— begin Collected material —

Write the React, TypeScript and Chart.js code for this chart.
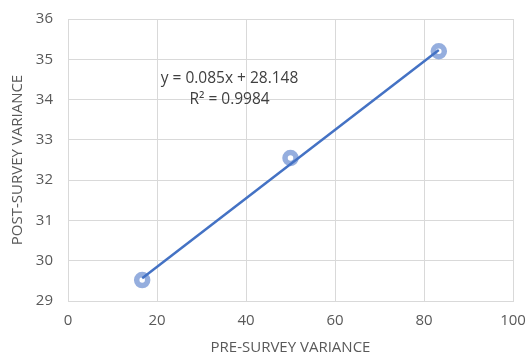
import React, { useEffect, useRef } from "react";
import { Chart, registerables } from "chart.js";
Chart.register(...registerables);

const preSurvey = [16.67, 50, 83.33];
const postSurvey = [29.52, 32.55, 35.2];
const trendX = [16.67, 83.33];
const trendY = [29.565, 35.231];
const equationLines = ["y = 0.085x + 28.148", "R² = 0.9984"];
const xTitle = "PRE-SURVEY VARIANCE";
const yTitle = "POST-SURVEY VARIANCE";

const FONT = "'Open Sans', 'Noto Sans', sans-serif";
const GRID = "#d9d9d9";
const TICK = "#595959";

const equationPlugin = {
  id: "equationLabel",
  afterDatasetsDraw(chart: any) {
    const { ctx, scales } = chart;
    const x = scales.x.getPixelForValue(36.3);
    const y1 = scales.y.getPixelForValue(34.52);
    const y2 = scales.y.getPixelForValue(33.99);
    ctx.save();
    ctx.font = `15.5px ${FONT}`;
    ctx.fillStyle = "#404040";
    ctx.textAlign = "center";
    ctx.textBaseline = "middle";
    ctx.fillText(equationLines[0], x, y1);
    ctx.fillText(equationLines[1], x, y2);
    ctx.restore();
  },
};

export default function App() {
  const ref = useRef<HTMLCanvasElement>(null);
  useEffect(() => {
    document.body.style.margin = "0";
    const chart = new Chart(ref.current!, {
      type: "scatter",
      data: {
        datasets: [
          {
            type: "line",
            data: trendX.map((x, i) => ({ x, y: trendY[i] })),
            borderColor: "#4472c4",
            borderWidth: 2.5,
            pointRadius: 0,
            fill: false,
            order: 0,
          } as any,
          {
            data: preSurvey.map((x, i) => ({ x, y: postSurvey[i] })),
            pointRadius: 5.5,
            pointBorderWidth: 5.5,
            pointBorderColor: "rgba(143,170,220,0.95)",
            pointBackgroundColor: "#ffffff",
            order: 1,
          },
        ],
      },
      options: {
        animation: false,
        responsive: false,
        layout: { padding: { top: 19, right: 14, left: 0, bottom: 0 } },
        plugins: { legend: { display: false }, tooltip: { enabled: false } },
        scales: {
          x: {
            type: "linear",
            min: 0,
            max: 100,
            ticks: { stepSize: 20, color: TICK, font: { family: FONT, size: 15 }, padding: 11 },
            grid: { color: GRID, lineWidth: 1, drawTicks: false },
            border: { color: GRID, width: 1 },
            title: { display: true, text: xTitle, color: TICK, font: { family: FONT, size: 15 }, padding: 0 },
            afterFit(scale: any) {
              scale.height = 56;
              scale.paddingLeft = 0;
              scale.paddingRight = 0;
            },
          },
          y: {
            type: "linear",
            min: 29,
            max: 36,
            ticks: { stepSize: 1, color: TICK, font: { family: FONT, size: 15 }, padding: 15 },
            grid: { color: GRID, lineWidth: 1, drawTicks: false },
            border: { color: GRID, width: 1 },
            title: { display: true, text: yTitle, color: TICK, font: { family: FONT, size: 15 }, padding: { top: 9, bottom: 0 } },
            afterFit(scale: any) {
              scale.width = 68;
              scale.paddingTop = 0;
              scale.paddingBottom = 0;
            },
          },
        },
      },
      plugins: [equationPlugin],
    });
    return () => chart.destroy();
  }, []);
  return (
    <div style={{ position: "absolute", left: 0, top: 0, width: 527, height: 357, background: "#fff" }}>
      <canvas ref={ref} width={527} height={357} />
    </div>
  );
}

— end Collected material —

== What to do ==
Scan the lines for the string "React". Pick out every line that has it.

== Result of this exercise ==
Write the React, TypeScript and Chart.js code for this chart.
import React, { useEffect, useRef } from "react";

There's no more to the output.